On the other hand, there are risks to hollowing out dedicated expertise. If companies simply cut ESG teams without ensuring sustainability literacy across the business, they risk compliance-only responses that miss the broader strategic opportunity. Investors, regulators, and customers can spot when a business is ticking boxes instead of delivering transformation.
This means upskilling becomes crucial.
Companies must invest in building sustainability capability among non-ESG professionals: training procurement teams on ethical sourcing, finance teams on climate disclosure, and boards on climate governance.
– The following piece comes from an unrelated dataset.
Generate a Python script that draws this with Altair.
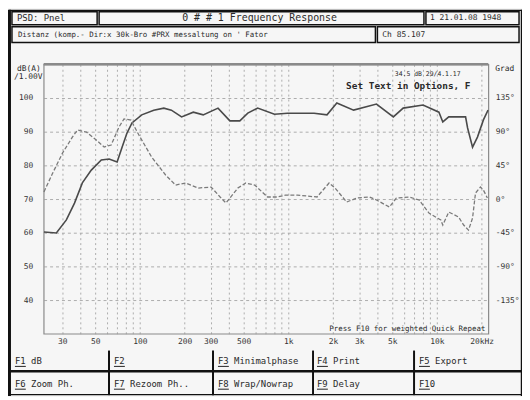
import altair as alt
import pandas as pd

# ---------------- data ----------------
mag_freq = [22.6, 27.4, 32.0, 36.3, 41.0, 47.1, 55.0, 62.1, 70.3, 75.9,
            81.9, 88.5, 103, 124, 145, 163, 191, 229, 267, 336,
            404, 471, 533, 621, 806, 985, 1490, 1820, 2120, 2750,
            3920, 5090, 5930, 8070, 10320, 10960, 12020, 15600, 16100, 17380,
            18760, 20570, 22100]
mag_db = [60.2, 59.9, 63.8, 68.8, 74.8, 78.6, 81.6, 81.9, 81.0, 85.4,
          89.6, 92.6, 95.0, 96.4, 97.0, 96.4, 94.4, 95.8, 95.0, 97.0,
          93.2, 93.2, 95.5, 97.0, 95.2, 95.5, 95.5, 95.0, 98.5, 96.4,
          98.2, 94.4, 97.0, 97.9, 95.8, 92.9, 94.4, 94.4, 91.1, 85.4,
          88.4, 93.5, 96.4]

ph_freq = [22.6, 25.9, 30.2, 35.2, 38.0, 43.7, 50.9, 57.5, 64.1, 72.4,
           78.2, 87.1, 98.5, 120, 149, 174, 203, 247, 302, 347,
           380, 457, 517, 593, 724, 845, 955, 1150, 1560, 1880,
           2060, 2470, 2880, 3520, 3920, 4790, 5330, 6510, 7590, 8840,
           10630, 10960, 12020, 14010, 15140, 16330, 17380, 18200, 19650, 20570,
           21880]
ph_deg = [9.5, 34.8, 61.7, 83.0, 92.2, 89.5, 78.8, 69.5, 72.2, 96.3,
          107, 105.6, 85.5, 56.1, 32.1, 18.7, 21.4, 14.7, 16.0, 2.7,
          -5.3, 14.7, 21.4, 18.7, 2.7, 2.7, 5.3, 5.3, 2.7, 21.4,
          14.7, -4.0, 1.3, 2.7, -1.3, -10.7, 1.3, 2.7, -1.3, -18.7,
          -28.1, -34.8, -17.4, -24.1, -34.8, -41.5, -25.4, 8.0, 16.0, 12.0,
          1.3]

db_ticks = [40, 50, 60, 70, 80, 90, 100]
deg_ticks = [-135, -90, -45, 0, 45, 90, 135]
freq_grid = [30, 40, 50, 60, 70, 80, 90,
             100, 200, 300, 400, 500, 600, 700, 800, 900,
             1000, 2000, 3000, 4000, 5000, 6000, 7000, 8000, 9000,
             10000, 20000]
freq_labels = [30, 50, 100, 200, 300, 500, 1000, 2000, 3000, 5000, 10000, 20000]

header_texts = ["PSD: Pnel", "0 # # 1   Frequency Response", "1 21.01.08 1948",
                "Distanz (komp.- Dir:x 30k-Bro #PRX messaltung on ' Fator", "Ch 85.107"]
plot_texts = ["34.5 dB 29/4.1.17", "Set Text  in Options, F",
              "Press F10 for weighted Quick Repeat"]
fkey_row1 = ["F1  dB", "F2", "F3 Minimalphase", "F4 Print", "F5 Export"]
fkey_row2 = ["F6 Zoom Ph.", "F7 Rezoom Ph..", "F8 Wrap/Nowrap", "F9 Delay", "F10"]

MONO = "DejaVu Sans Mono"
OX, OY = 44, 63          # plot origin in page pixels
W, H = 449, 272

mag_df = pd.DataFrame({"f": mag_freq, "db": mag_db})
ph_df = pd.DataFrame({"f": ph_freq, "deg": ph_deg})
one = pd.DataFrame({"a": [0]})

lab_list = ",".join(str(v) for v in freq_labels)
label_expr = ("indexof([" + lab_list + "], datum.value) >= 0 ? "
              "(datum.value == 20000 ? '20kHz' : datum.value >= 1000 ? "
              "(datum.value/1000) + 'k' : '' + datum.value) : ''")

xenc = alt.X("f:Q",
             scale=alt.Scale(type="log", domain=[22.5, 22200], nice=False),
             axis=alt.Axis(values=freq_grid, labelExpr=label_expr, grid=True,
                           gridDash=[2, 3], gridColor="#9a9a9a", gridWidth=0.8,
                           ticks=False, domain=False, title=None,
                           labelFont=MONO, labelFontSize=8, labelColor="#333",
                           labelPadding=4, labelOverlap=False, labelFlush=False))

mag = alt.Chart(mag_df).mark_line(color="#4a4a4a", strokeWidth=1.6).encode(
    x=xenc,
    y=alt.Y("db:Q", scale=alt.Scale(domain=[30, 110], nice=False, zero=False),
            axis=alt.Axis(values=db_ticks, orient="left", grid=True,
                          gridDash=[3, 3], gridColor="#9a9a9a", gridWidth=0.8,
                          ticks=False, domain=False, title=None,
                          labelFont=MONO, labelFontSize=8, labelColor="#333",
                          labelPadding=11)))

ph = alt.Chart(ph_df).mark_line(color="#7a7a7a", strokeWidth=1.3,
                                strokeDash=[4, 2]).encode(
    x=xenc,
    y=alt.Y("deg:Q", scale=alt.Scale(domain=[-180, 180], nice=False, zero=False),
            axis=alt.Axis(values=deg_ticks, orient="right", grid=False,
                          ticks=False, domain=False, title=None,
                          labelExpr="datum.value + '°'", labelAlign="left",
                          labelFont=MONO, labelFontSize=8, labelColor="#333",
                          labelPadding=7)))


def txt(s, x, y, size=9, align="left", weight="normal", color="#2a2a2a"):
    return alt.Chart(one).mark_text(text=s, align=align, baseline="middle",
                                    fontSize=size, font=MONO, fontWeight=weight,
                                    color=color).encode(
        x=alt.value(x - OX), y=alt.value(y - OY))


def box(x1, y1, x2, y2, stroke="#111", sw=1.5):
    return alt.Chart(one).mark_rect(fill="transparent", stroke=stroke,
                                    strokeWidth=sw).encode(
        x=alt.value(x1 - OX), x2=alt.value(x2 - OX),
        y=alt.value(y1 - OY), y2=alt.value(y2 - OY))


def hline(x1, x2, y, color="#111", sw=2):
    return alt.Chart(one).mark_rule(color=color, strokeWidth=sw).encode(
        x=alt.value(x1 - OX), x2=alt.value(x2 - OX), y=alt.value(y - OY))


def vline(x, y1, y2, color="#111", sw=2):
    return alt.Chart(one).mark_rule(color=color, strokeWidth=sw).encode(
        x=alt.value(x - OX), y=alt.value(y1 - OY), y2=alt.value(y2 - OY))


deco = [
    vline(9.5, 8, 398, sw=3),
    hline(9, 527, 8.5, sw=1.5),
    vline(526.5, 8, 398, sw=1.5),
    hline(9, 527, 396.5, sw=1.5),
    # header boxes
    box(12, 10, 98, 23), box(100, 10, 428, 23), box(430, 10, 524, 23),
    box(12, 25, 379, 41), box(381, 25, 524, 41),
    txt(header_texts[0], 17, 16.5, size=9),
    txt(header_texts[1], 262, 16.5, size=10, align="center"),
    txt(header_texts[2], 434, 16.5, size=8),
    txt(header_texts[3], 18, 33, size=7.5),
    txt(header_texts[4], 386, 33, size=8),
    # axis titles
    txt("dB(A)", 17, 68, size=8),
    txt("/1.00V", 14, 76, size=8),
    txt("Grad", 500, 68, size=8),
    # plot top border (double)
    hline(OX, OX + W, OY, color="#8a8a8a", sw=2.5),
    # texts inside plot
    txt(plot_texts[0], 465, 73, size=6.5, align="right"),
    txt(plot_texts[1], 475, 84.5, size=9.5, align="right", weight="bold"),
    txt(plot_texts[2], 490, 330, size=7.5, align="right"),
    # function key area
    hline(10, 526, 373, sw=2.5),
    vline(110, 352, 397), vline(215, 352, 397),
    vline(316, 352, 397), vline(418, 352, 397),
]
fx = [15, 115, 220, 320, 423]
for i in range(5):
    deco.append(txt(fkey_row1[i], fx[i], 363, size=9))
    deco.append(txt(fkey_row2[i], fx[i], 386, size=9))
    deco.append(hline(fx[i], fx[i] + 11, 368, color="#222", sw=1))
    deco.append(hline(fx[i], fx[i] + 11, 391, color="#222", sw=1))

chart = alt.layer(mag, ph, *deco).resolve_scale(y="independent").properties(
    width=W, height=H,
    autosize=alt.AutoSizeParams(type="none"),
    padding={"left": 36, "top": 55, "right": 34, "bottom": 62},
    background="#f6f6f6",
).configure_view(stroke="#8a8a8a", strokeWidth=1.2)

chart.save("out.html", embed_options={"renderer": "svg", "actions": False})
There is also a cultural challenge.
A shrinking central ESG team can create the perception that sustainability has become less important. Leaders must counteract this by framing the shift as maturation, not retreat. The message should be clear: sustainability is no longer a side-team project – it is now everybody’s job.
The future of ESG careers
The crunch does not spell the end of ESG careers. Instead, it signals a transition to a more embedded, more demanding phase for the profession.
We are moving from growth to integration, from expansion to consolidation. That can be unsettling for those who joined the field during its boom years, but it also presents new opportunities for influence.
The sustainability professionals of the future will not sit in isolation – they will sit in boardrooms, finance teams, supply chains, and strategy units.
Their success will depend less on the size of their departments and more on their ability to make sustainability inseparable from the organisation’s core value proposition.
In that sense, the crunch is not a closing down but a levelling up.
It requires adaptability, broader skillsets, and a willingness to move beyond the comfort of dedicated ESG teams.
But for those who are ready, the opportunities are significant: shaping corporate decisions at the centre, not the margins. The ESG jobs crunch is coming. But those who prepare for integration, and those organisations that invest in upskilling, may find that sustainability’s influence grows, not shrinks.